Franz Kuhn hat im Sinn einer konventionellen Romanlektüre das etwas uferlose Geschehen geschickt verdichtet und freizügig eine modernistische Romanerzählung entwickelt, in der jetzt vorliegenden kompletten Übersetzung dagegen gerät der Leser erst nach einigen Dutzend kriegerischen Interventionen und rollenden Köpfen in eine anhaltende Lektürespannung. Aber dann erschließen sich die Charaktere auf faszinierende Weise, etwa der daoistische Militärberater Kongming, der durch Geduld und List und die Anwendung überlieferter "Strategeme" auch bei weitem überlegene Mächte bezwingt.

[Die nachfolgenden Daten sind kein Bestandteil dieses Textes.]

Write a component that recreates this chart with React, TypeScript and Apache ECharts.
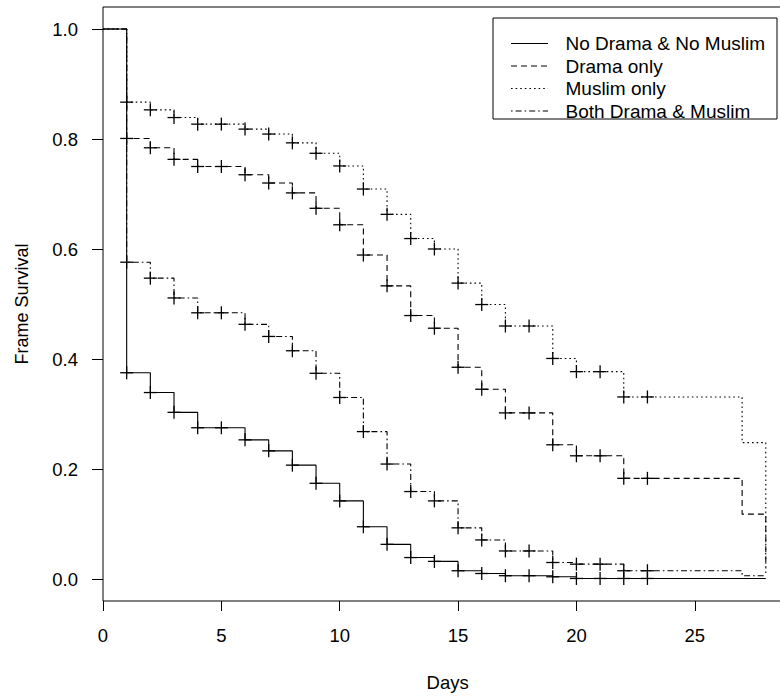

Entstanden aus dem Fundus von Überlieferung und literarischer Schöpfung, erweist dieser Geschichtsroman die Überlegenheit kluger Strategie über noch so massive Rüstung, totale Machtansprüche und militärische Gewalt. Kuhns delikate Kürzung dagegen erweist etwas anderes: Die zeitgebundene und politische Wirkungslogik jeder literarischen Übersetzung. Seine Übersetzung entstand 1940 für Kiepenheuer, zu einer Zeit, als man das "Dritte Reich" für unvergänglich hielt; hier wurde nach der bearbeiteten Insel-Ausgabe von 1981 zitiert.

Kein absoluter Text

Übersetzungen großer Werke sind grundsätzlich ein dynamisches Textgeschehen, es gibt nicht den absoluten Urtext, der seine absolute Entsprechung in einer anderen Sprache findet. Es gibt ja oft nicht einmal eine zweifelsfreie Autorschaft. Vom berühmten Sittenroman "Traum der Roten Kammer" werden 80 Kapitel Tsao Hsüä-tjin (1719-1763) zugeschrieben, weitere 40 Kapitel dem Herausgeber Gao Ë, der das Werk 1791 erstmals drucken ließ. Franz Kuhn teilt im Nachwort seiner Insel-Fassung von 1951 mit, einem europäischen Übersetzer erscheine es unmöglich, irgendwelche stilistischen oder formalen Brüche zwischen den Autoren zu erkennen. Der Sinologe und Übersetzer Rainer Schwarz bestand jedoch darauf, wirklich nur die ersten 80 Kapitel von Tsao Hsüä-tjin zu übersetzen. Immerhin in einer vollständigen Fassung und in aller Bescheidenheit: "Ich bin nur ein ganz einfacher Übersetzer und habe mich immer bemüht, das Original zu verstehen und es in einem ordentlichen Deutsch wiederzugeben. Wenn man aber wie Kuhn aus 120 Kapiteln 50 macht, findet man das Original kaum wieder. Es war auch mehr Chinoiserie als übersetztes Chinesisch." Schwarz hatte allerdings Pech. Die noch in DDR-Zeiten verabredete Übersetzung war 1990 fertiggestellt, dann wurden DDR und BRD vereinigt, sein Verlag aber zerschlagen, und so geriet das Manuskript nach Jahren an einen Wissenschaftsverlag, wo schließlich Martin Woesler die "fehlenden" 40 Kapitel übersetzte und by the way auch die Übersetzung von Rainer Schwarz überarbeitete ("Der Traum der Roten Kammer", Bochumer Universitätsverlag 2006-2009).